- [GOAL]:
Retype everything in the listing, leaving each line exactly as it is.

- [DATASET EXTRACT]:
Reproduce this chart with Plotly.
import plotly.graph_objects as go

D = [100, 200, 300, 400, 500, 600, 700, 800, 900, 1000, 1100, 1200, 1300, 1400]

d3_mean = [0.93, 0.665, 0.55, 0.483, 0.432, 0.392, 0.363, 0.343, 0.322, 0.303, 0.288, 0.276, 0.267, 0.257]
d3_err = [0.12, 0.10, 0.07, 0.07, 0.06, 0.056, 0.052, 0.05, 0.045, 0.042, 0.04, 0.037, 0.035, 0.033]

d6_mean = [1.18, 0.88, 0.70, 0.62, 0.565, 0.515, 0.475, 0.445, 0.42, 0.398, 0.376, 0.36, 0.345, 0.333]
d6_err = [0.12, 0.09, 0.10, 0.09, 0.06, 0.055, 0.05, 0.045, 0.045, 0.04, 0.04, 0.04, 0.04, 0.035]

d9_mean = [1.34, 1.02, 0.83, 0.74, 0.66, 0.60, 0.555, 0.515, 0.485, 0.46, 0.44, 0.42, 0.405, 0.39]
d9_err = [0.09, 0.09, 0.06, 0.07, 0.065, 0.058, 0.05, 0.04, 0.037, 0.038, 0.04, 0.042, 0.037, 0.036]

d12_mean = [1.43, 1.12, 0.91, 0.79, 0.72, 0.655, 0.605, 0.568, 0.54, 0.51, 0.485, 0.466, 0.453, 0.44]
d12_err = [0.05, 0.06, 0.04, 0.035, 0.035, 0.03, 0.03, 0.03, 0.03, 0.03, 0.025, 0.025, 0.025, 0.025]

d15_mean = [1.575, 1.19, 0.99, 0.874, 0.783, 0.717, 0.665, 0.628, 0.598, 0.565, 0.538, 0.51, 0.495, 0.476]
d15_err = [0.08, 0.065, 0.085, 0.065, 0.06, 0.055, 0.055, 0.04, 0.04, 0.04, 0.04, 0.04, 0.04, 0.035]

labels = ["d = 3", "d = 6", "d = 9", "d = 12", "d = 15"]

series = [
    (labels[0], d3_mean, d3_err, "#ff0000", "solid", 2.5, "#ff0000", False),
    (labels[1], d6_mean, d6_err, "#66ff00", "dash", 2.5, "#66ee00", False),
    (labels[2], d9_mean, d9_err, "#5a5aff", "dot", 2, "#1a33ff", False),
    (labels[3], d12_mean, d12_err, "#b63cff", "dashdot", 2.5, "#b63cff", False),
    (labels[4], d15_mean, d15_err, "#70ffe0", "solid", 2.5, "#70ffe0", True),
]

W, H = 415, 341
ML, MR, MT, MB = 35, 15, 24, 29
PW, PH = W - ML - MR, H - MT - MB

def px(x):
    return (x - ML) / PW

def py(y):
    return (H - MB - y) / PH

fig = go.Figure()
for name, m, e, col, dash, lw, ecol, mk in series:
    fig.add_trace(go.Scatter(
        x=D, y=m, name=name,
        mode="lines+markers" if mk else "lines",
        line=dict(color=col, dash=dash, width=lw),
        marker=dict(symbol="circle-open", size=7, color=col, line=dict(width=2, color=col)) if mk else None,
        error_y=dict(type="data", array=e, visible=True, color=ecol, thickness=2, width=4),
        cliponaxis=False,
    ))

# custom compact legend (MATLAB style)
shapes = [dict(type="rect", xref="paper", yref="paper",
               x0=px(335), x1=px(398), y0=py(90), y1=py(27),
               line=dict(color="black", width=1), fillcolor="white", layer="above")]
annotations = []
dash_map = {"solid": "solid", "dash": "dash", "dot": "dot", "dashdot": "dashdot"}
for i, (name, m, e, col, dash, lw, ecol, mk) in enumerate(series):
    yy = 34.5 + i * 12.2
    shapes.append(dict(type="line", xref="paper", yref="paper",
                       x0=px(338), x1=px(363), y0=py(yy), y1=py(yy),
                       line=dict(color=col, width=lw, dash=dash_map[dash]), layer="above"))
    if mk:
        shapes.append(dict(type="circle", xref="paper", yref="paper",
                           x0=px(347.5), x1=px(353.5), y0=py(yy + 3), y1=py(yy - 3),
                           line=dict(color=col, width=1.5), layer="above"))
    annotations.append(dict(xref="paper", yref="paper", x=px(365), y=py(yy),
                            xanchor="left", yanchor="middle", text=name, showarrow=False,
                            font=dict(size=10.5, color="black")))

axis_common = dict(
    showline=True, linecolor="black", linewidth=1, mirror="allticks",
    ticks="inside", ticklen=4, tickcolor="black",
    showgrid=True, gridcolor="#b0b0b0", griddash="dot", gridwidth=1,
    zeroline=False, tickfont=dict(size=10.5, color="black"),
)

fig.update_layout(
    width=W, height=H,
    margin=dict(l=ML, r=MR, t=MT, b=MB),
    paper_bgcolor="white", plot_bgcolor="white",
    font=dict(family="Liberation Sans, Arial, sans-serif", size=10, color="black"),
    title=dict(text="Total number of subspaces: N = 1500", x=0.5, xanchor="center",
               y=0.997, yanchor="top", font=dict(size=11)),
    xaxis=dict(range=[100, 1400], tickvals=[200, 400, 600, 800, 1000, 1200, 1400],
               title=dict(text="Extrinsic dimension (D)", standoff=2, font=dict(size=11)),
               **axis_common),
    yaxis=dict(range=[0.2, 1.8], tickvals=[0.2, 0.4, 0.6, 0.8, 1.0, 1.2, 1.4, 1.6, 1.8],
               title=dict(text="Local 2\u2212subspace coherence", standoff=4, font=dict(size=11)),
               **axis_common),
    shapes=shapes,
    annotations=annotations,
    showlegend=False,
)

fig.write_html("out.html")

- [RESPONSE FOR THIS EXERCISE]:
Reproduce this chart with Plotly.
import plotly.graph_objects as go

D = [100, 200, 300, 400, 500, 600, 700, 800, 900, 1000, 1100, 1200, 1300, 1400]

d3_mean = [0.93, 0.665, 0.55, 0.483, 0.432, 0.392, 0.363, 0.343, 0.322, 0.303, 0.288, 0.276, 0.267, 0.257]
d3_err = [0.12, 0.10, 0.07, 0.07, 0.06, 0.056, 0.052, 0.05, 0.045, 0.042, 0.04, 0.037, 0.035, 0.033]

d6_mean = [1.18, 0.88, 0.70, 0.62, 0.565, 0.515, 0.475, 0.445, 0.42, 0.398, 0.376, 0.36, 0.345, 0.333]
d6_err = [0.12, 0.09, 0.10, 0.09, 0.06, 0.055, 0.05, 0.045, 0.045, 0.04, 0.04, 0.04, 0.04, 0.035]

d9_mean = [1.34, 1.02, 0.83, 0.74, 0.66, 0.60, 0.555, 0.515, 0.485, 0.46, 0.44, 0.42, 0.405, 0.39]
d9_err = [0.09, 0.09, 0.06, 0.07, 0.065, 0.058, 0.05, 0.04, 0.037, 0.038, 0.04, 0.042, 0.037, 0.036]

d12_mean = [1.43, 1.12, 0.91, 0.79, 0.72, 0.655, 0.605, 0.568, 0.54, 0.51, 0.485, 0.466, 0.453, 0.44]
d12_err = [0.05, 0.06, 0.04, 0.035, 0.035, 0.03, 0.03, 0.03, 0.03, 0.03, 0.025, 0.025, 0.025, 0.025]

d15_mean = [1.575, 1.19, 0.99, 0.874, 0.783, 0.717, 0.665, 0.628, 0.598, 0.565, 0.538, 0.51, 0.495, 0.476]
d15_err = [0.08, 0.065, 0.085, 0.065, 0.06, 0.055, 0.055, 0.04, 0.04, 0.04, 0.04, 0.04, 0.04, 0.035]

labels = ["d = 3", "d = 6", "d = 9", "d = 12", "d = 15"]

series = [
    (labels[0], d3_mean, d3_err, "#ff0000", "solid", 2.5, "#ff0000", False),
    (labels[1], d6_mean, d6_err, "#66ff00", "dash", 2.5, "#66ee00", False),
    (labels[2], d9_mean, d9_err, "#5a5aff", "dot", 2, "#1a33ff", False),
    (labels[3], d12_mean, d12_err, "#b63cff", "dashdot", 2.5, "#b63cff", False),
    (labels[4], d15_mean, d15_err, "#70ffe0", "solid", 2.5, "#70ffe0", True),
]

W, H = 415, 341
ML, MR, MT, MB = 35, 15, 24, 29
PW, PH = W - ML - MR, H - MT - MB

def px(x):
    return (x - ML) / PW

def py(y):
    return (H - MB - y) / PH

fig = go.Figure()
for name, m, e, col, dash, lw, ecol, mk in series:
    fig.add_trace(go.Scatter(
        x=D, y=m, name=name,
        mode="lines+markers" if mk else "lines",
        line=dict(color=col, dash=dash, width=lw),
        marker=dict(symbol="circle-open", size=7, color=col, line=dict(width=2, color=col)) if mk else None,
        error_y=dict(type="data", array=e, visible=True, color=ecol, thickness=2, width=4),
        cliponaxis=False,
    ))

# custom compact legend (MATLAB style)
shapes = [dict(type="rect", xref="paper", yref="paper",
               x0=px(335), x1=px(398), y0=py(90), y1=py(27),
               line=dict(color="black", width=1), fillcolor="white", layer="above")]
annotations = []
dash_map = {"solid": "solid", "dash": "dash", "dot": "dot", "dashdot": "dashdot"}
for i, (name, m, e, col, dash, lw, ecol, mk) in enumerate(series):
    yy = 34.5 + i * 12.2
    shapes.append(dict(type="line", xref="paper", yref="paper",
                       x0=px(338), x1=px(363), y0=py(yy), y1=py(yy),
                       line=dict(color=col, width=lw, dash=dash_map[dash]), layer="above"))
    if mk:
        shapes.append(dict(type="circle", xref="paper", yref="paper",
                           x0=px(347.5), x1=px(353.5), y0=py(yy + 3), y1=py(yy - 3),
                           line=dict(color=col, width=1.5), layer="above"))
    annotations.append(dict(xref="paper", yref="paper", x=px(365), y=py(yy),
                            xanchor="left", yanchor="middle", text=name, showarrow=False,
                            font=dict(size=10.5, color="black")))

axis_common = dict(
    showline=True, linecolor="black", linewidth=1, mirror="allticks",
    ticks="inside", ticklen=4, tickcolor="black",
    showgrid=True, gridcolor="#b0b0b0", griddash="dot", gridwidth=1,
    zeroline=False, tickfont=dict(size=10.5, color="black"),
)

fig.update_layout(
    width=W, height=H,
    margin=dict(l=ML, r=MR, t=MT, b=MB),
    paper_bgcolor="white", plot_bgcolor="white",
    font=dict(family="Liberation Sans, Arial, sans-serif", size=10, color="black"),
    title=dict(text="Total number of subspaces: N = 1500", x=0.5, xanchor="center",
               y=0.997, yanchor="top", font=dict(size=11)),
    xaxis=dict(range=[100, 1400], tickvals=[200, 400, 600, 800, 1000, 1200, 1400],
               title=dict(text="Extrinsic dimension (D)", standoff=2, font=dict(size=11)),
               **axis_common),
    yaxis=dict(range=[0.2, 1.8], tickvals=[0.2, 0.4, 0.6, 0.8, 1.0, 1.2, 1.4, 1.6, 1.8],
               title=dict(text="Local 2\u2212subspace coherence", standoff=4, font=dict(size=11)),
               **axis_common),
    shapes=shapes,
    annotations=annotations,
    showlegend=False,
)

fig.write_html("out.html")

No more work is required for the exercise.